WORK INSTRUCTIONS :: Extract each line containing the string "this".
** START ENTRIES SUPPLIED **
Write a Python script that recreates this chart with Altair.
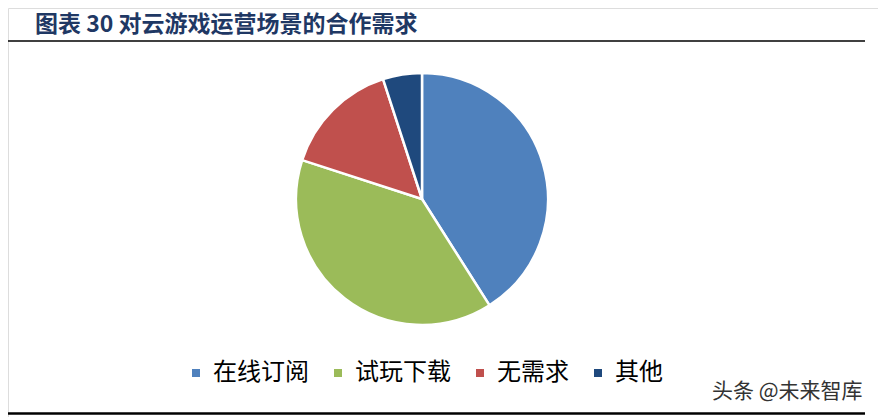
import altair as alt
import pandas as pd

categories = ["在线订阅", "试玩下载", "无需求", "其他"]
shares = [41, 39, 15, 5]
colors = ["#4F81BD", "#9BBB59", "#C0504D", "#1F497D"]
title_text = "图表 30 对云游戏运营场景的合作需求"
watermark = "头条 @未来智库"

W, H = 870, 409
FONT = "Noto Sans CJK SC"

df = pd.DataFrame({"cat": categories, "val": shares, "idx": list(range(len(categories)))})

pie = alt.Chart(df).mark_arc(outerRadius=126, stroke="white", strokeWidth=2.5).encode(
    theta=alt.Theta("val:Q", stack=True),
    order=alt.Order("idx:Q"),
    color=alt.Color(
        "cat:N",
        scale=alt.Scale(domain=categories, range=colors),
        legend=alt.Legend(
            title=None,
            orient="none",
            legendX=176,
            legendY=353,
            direction="horizontal",
            symbolType="square",
            symbolSize=64,
            symbolStrokeWidth=0,
            labelFontSize=24,
            labelFont=FONT,
            labelColor="#000000",
            labelOffset=5,
            columnPadding=17,
            padding=0,
        ),
    ),
    x=alt.value(414),
    y=alt.value(191),
)

title = alt.Chart(pd.DataFrame({"t": [title_text]})).mark_text(
    align="left", baseline="middle", fontSize=23, fontWeight="bold", font=FONT, color="#1F3864"
).encode(text="t:N", x=alt.value(27), y=alt.value(17))

wm = alt.Chart(pd.DataFrame({"t": [watermark]})).mark_text(
    align="left", baseline="middle", fontSize=21, font=FONT, color="#333333"
).encode(text="t:N", x=alt.value(704), y=alt.value(384))

top_line = alt.Chart(pd.DataFrame({"a": [0]})).mark_rule(color="#000000", strokeWidth=1.5).encode(
    x=alt.value(0), x2=alt.value(857), y=alt.value(33)
)
bottom_line = alt.Chart(pd.DataFrame({"a": [0]})).mark_rule(color="#000000", strokeWidth=2.5).encode(
    x=alt.value(0), x2=alt.value(857), y=alt.value(405.5)
)

chart = alt.layer(pie, title, wm, top_line, bottom_line).properties(
    width=W, height=H, autosize=alt.AutoSizeParams(type="none"), padding=0
).configure_view(stroke=None).configure(background="white")

chart.save("out.html", embed_options={"renderer": "svg", "actions": False})
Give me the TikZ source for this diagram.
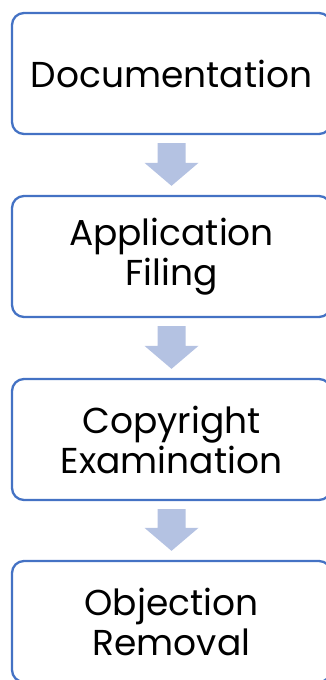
\documentclass[tikz,border=0pt]{standalone}
\usepackage{fontspec}
\setmainfont{Poppins}
\usetikzlibrary{calc}
\definecolor{boxblue}{RGB}{68,114,196}
\definecolor{arrowfill}{RGB}{180,194,226}
\begin{document}
\begin{tikzpicture}[x=1pt,y=1pt,
  stepbox/.style={draw=boxblue, line width=2.3pt, fill=white, rounded corners=12pt,
    minimum width=319pt, minimum height=121pt, align=center, inner sep=0pt,
    font=\fontsize{36}{40}\selectfont, text=black}]
\useasboundingbox (0,0) rectangle (325,-680);
\node[stepbox] (b1) at (171.5,-73.5) {Documentation};
\node[stepbox] (b2) at (171.5,-256.5) {Application\\Filing};
\node[stepbox] (b3) at (171.5,-439.5) {Copyright\\Examination};
\node[stepbox] (b4) at (171.5,-621.5) {Objection\\Removal};
\foreach \a/\b in {b1/b2,b2/b3,b3/b4}{
  \fill[arrowfill] ($(\a.south)+(-14,-8)$) -- ($(\a.south)+(14,-8)$)
    -- ($(\b.north)+(14,32)$) -- ($(\b.north)+(27,32)$)
    -- ($(\b.north)+(0,9)$) -- ($(\b.north)+(-27,32)$)
    -- ($(\b.north)+(-14,32)$) -- cycle;
}
\end{tikzpicture}
\end{document}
** END ENTRIES SUPPLIED **
FULL SOLUTION ::
Write a Python script that recreates this chart with Altair.
Give me the TikZ source for this diagram.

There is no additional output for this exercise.